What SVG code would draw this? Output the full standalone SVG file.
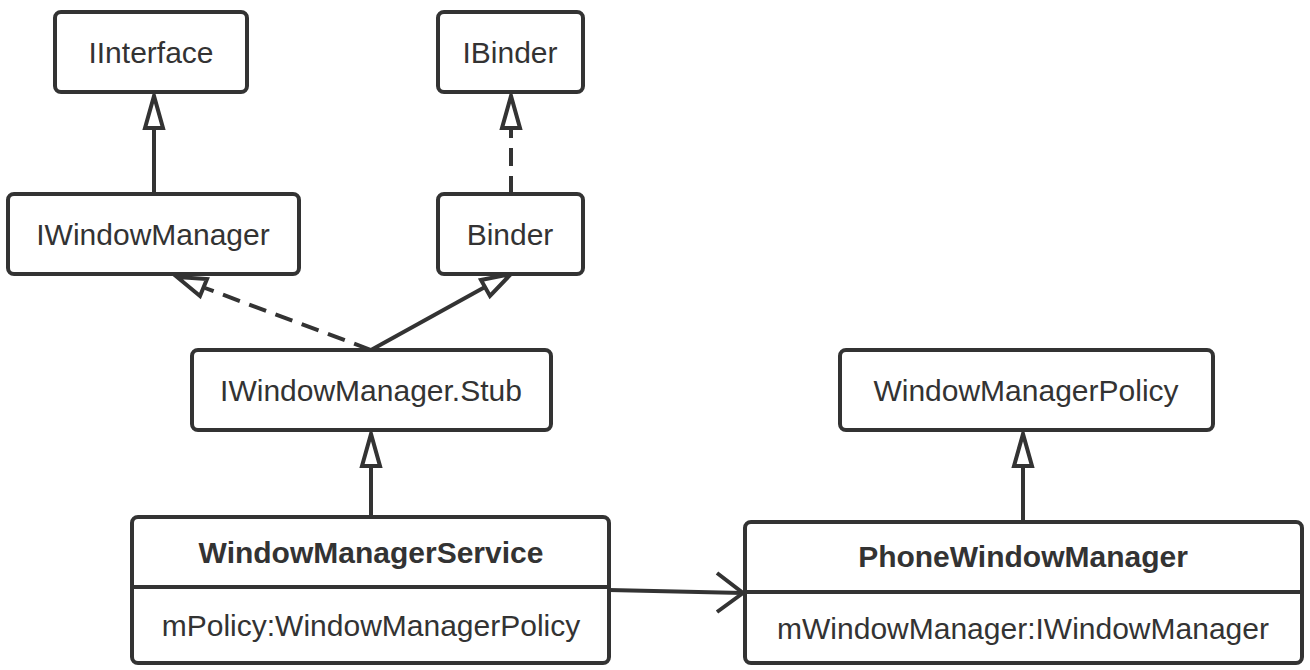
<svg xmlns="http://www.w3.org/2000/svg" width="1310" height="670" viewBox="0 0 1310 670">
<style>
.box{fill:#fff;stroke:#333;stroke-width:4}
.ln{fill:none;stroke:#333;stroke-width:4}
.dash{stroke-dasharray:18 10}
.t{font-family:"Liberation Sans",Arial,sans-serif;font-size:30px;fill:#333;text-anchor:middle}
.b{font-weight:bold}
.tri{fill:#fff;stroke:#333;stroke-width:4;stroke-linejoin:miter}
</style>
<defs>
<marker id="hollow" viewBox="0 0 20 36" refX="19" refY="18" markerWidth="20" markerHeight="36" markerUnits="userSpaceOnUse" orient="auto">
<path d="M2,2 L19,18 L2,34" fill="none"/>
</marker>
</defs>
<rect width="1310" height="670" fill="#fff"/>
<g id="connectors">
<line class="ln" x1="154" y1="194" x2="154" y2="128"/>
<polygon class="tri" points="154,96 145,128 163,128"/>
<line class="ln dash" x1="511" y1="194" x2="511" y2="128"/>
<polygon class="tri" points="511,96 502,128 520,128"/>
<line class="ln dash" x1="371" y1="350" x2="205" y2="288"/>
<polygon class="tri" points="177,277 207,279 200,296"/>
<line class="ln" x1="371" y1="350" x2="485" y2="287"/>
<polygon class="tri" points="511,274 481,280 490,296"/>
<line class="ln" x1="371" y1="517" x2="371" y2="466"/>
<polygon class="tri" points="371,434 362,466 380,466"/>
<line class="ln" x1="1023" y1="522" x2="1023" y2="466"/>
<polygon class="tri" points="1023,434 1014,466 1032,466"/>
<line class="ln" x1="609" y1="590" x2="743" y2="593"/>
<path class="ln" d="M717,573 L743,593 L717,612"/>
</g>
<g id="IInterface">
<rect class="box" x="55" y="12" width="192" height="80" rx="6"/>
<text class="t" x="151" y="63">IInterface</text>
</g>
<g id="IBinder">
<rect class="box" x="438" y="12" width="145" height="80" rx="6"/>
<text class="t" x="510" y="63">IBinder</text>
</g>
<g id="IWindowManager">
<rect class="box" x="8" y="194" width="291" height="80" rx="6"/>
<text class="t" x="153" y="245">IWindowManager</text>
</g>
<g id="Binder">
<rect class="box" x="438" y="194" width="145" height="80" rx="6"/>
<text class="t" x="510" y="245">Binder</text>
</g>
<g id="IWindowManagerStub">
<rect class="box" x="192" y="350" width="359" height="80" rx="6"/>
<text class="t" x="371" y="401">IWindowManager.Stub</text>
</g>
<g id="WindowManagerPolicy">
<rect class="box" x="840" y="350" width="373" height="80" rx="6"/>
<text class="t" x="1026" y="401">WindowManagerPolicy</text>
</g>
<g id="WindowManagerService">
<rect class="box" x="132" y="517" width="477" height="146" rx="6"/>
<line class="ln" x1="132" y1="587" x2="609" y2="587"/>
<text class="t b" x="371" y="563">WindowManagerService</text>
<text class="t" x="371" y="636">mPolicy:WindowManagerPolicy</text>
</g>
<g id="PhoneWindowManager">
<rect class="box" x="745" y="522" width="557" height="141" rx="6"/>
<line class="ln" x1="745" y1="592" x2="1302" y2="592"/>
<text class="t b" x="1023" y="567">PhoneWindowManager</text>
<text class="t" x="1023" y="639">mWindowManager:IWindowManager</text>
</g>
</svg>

====================

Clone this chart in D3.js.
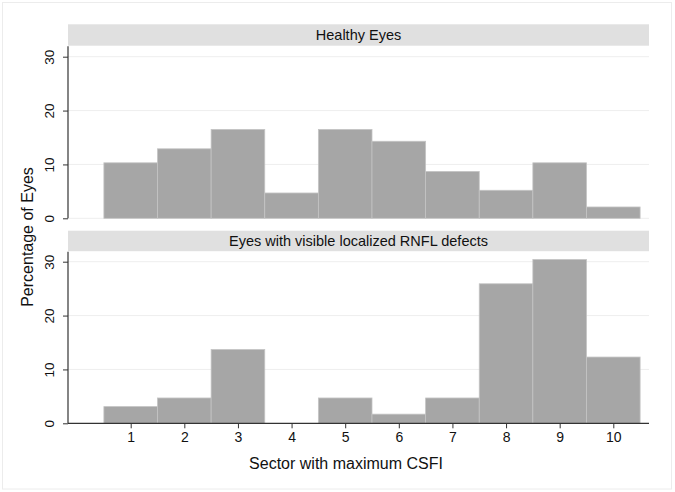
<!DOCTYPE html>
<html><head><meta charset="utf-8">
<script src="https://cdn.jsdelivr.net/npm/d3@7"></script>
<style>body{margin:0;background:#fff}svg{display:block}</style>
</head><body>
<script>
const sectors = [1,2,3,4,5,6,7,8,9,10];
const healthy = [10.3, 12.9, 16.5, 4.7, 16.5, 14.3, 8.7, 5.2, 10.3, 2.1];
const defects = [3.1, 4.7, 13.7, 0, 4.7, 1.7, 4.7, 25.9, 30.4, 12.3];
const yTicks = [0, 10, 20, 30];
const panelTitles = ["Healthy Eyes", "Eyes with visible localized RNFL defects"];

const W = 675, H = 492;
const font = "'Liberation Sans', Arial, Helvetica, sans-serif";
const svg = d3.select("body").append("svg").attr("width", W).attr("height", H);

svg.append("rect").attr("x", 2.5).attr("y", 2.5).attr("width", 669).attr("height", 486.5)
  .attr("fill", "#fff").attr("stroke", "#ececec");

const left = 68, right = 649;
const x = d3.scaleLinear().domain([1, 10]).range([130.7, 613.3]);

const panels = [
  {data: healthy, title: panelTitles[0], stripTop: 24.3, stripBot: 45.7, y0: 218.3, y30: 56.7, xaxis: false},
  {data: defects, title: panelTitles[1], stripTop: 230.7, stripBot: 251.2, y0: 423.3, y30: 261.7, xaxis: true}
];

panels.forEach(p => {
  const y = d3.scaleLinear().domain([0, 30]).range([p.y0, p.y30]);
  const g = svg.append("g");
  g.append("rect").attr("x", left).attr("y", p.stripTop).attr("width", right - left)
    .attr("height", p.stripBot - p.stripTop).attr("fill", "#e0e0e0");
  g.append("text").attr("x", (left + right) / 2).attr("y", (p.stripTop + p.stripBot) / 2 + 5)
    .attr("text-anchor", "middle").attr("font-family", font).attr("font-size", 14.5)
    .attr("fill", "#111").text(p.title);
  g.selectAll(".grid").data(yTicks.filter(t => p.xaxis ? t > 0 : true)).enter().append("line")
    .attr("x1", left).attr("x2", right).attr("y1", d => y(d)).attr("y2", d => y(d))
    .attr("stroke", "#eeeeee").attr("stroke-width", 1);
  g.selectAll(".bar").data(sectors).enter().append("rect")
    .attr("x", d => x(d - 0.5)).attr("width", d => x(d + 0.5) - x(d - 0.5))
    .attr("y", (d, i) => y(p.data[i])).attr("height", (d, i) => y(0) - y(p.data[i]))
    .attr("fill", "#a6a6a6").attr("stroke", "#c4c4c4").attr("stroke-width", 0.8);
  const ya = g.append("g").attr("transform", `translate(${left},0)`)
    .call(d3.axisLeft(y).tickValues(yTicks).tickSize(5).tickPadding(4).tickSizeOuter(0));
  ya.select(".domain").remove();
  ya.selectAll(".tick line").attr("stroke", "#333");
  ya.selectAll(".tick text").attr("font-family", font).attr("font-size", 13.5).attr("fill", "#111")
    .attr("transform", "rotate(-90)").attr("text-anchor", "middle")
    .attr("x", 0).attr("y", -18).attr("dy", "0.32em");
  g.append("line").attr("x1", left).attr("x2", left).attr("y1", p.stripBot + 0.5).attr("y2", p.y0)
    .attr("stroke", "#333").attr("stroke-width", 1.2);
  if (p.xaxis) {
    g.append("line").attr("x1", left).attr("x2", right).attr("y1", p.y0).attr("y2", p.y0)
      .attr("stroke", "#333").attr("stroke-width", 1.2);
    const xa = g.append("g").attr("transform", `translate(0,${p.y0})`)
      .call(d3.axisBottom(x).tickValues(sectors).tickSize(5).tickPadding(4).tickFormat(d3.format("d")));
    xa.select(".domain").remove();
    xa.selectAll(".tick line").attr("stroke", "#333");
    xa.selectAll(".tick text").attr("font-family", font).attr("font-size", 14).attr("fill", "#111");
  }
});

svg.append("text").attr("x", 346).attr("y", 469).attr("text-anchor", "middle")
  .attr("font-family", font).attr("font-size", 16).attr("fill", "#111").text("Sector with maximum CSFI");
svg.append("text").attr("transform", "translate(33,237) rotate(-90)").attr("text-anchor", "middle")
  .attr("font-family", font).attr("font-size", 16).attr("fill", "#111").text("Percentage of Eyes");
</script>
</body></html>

====================

Among the lines of the material, find those that hold the word "this" and copy them.

• **FINAL RESULT**
What SVG code would draw this? Output the full standalone SVG file.
Clone this chart in D3.js.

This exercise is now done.